Today's post was to be about drinking beer in the desert while riding bikes for 24 hours with some awesome people. But that will have to wait. Life happens and when it does I gotta write.
I'm a privilege girl, raised with a blind eye. Is this good? Bad? No matter, It just is. This trip has shown me so much of the world and the people in it. I am no longer blind. I see so clearly that, at times, I almost wish I could stay in the darkness.
For the first time in my life, that I can recall, I heard (face to face) another girl, woman, female say that "woman are weak." Now I don't know her back story, her situation. Was it said for attention, to provoke or just repeating generations passed. Does it matter? The golden ticket question is Why did this bother me so much?

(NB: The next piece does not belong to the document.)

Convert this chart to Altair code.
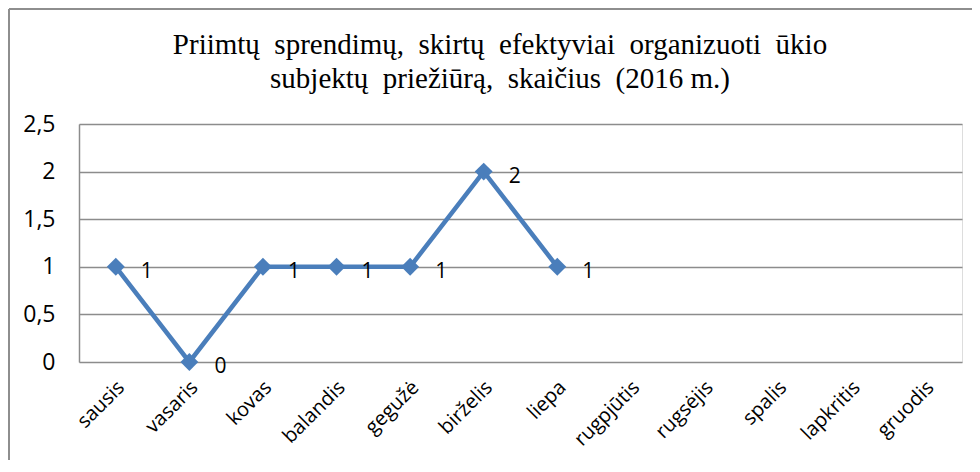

Get over it. I told myself. It's not that big of deal. Right? But I couldn't let it go. After some festering, I called my mom, thinking I was missing something. I've had to endured this view sometime in life. Maybe while growing up in my home(hick)town?
"Mom, did anyone ever tell me I couldn't do something because I'm a girl and girls are weak?" My desperation dripping from my cell phone as I wandered...no paced the produce isle of the grocery story. Passer-byers avoiding the sunny california oranges feeling my loom of frenzied energy.
Without skipping a beat, my mom replied "If someone did you'd probably have knocked their lights out." Hummmm...well, she was probably right. I was a feisty teenager.
But here in the now, present day, I didn't feel anger I was completely heartbroken. It brought me to tears. But why?
Yes women can be weak, we're human. But maybe that's not bad. Look at Frida Kahlo, she was physically weak spending most of her life in pain. She also spend her life being a political advocate and creating breathtakingly raw and beautiful works of art. Temple Grandin is autistic yet she has her Ph D. Even my cousin Jill, who broke her neck as a teenager and is paralyzed, physically, but man nothing stops this woman.
So why couldn't I get over this? Cause it sucks. Limits and boundaries set on anyone sucks. But what if in all this suckyness there is a great gift. The gift of insight. To, once again, see the beauty in the world. And what if through limitations or boundaries comes creativity which then leads to opportunity. So weak or strong, any of us can stand to look life dead in the eyes to see our own reflection looking back at us.
MORE BEAUTY IN THE WORLD
A bit delayed yet very much appreciated thank you to my friend Bill who has been following my travels, have given me insight, well wishes and a very generous donation.
Thank you Bill, for your support and friendship.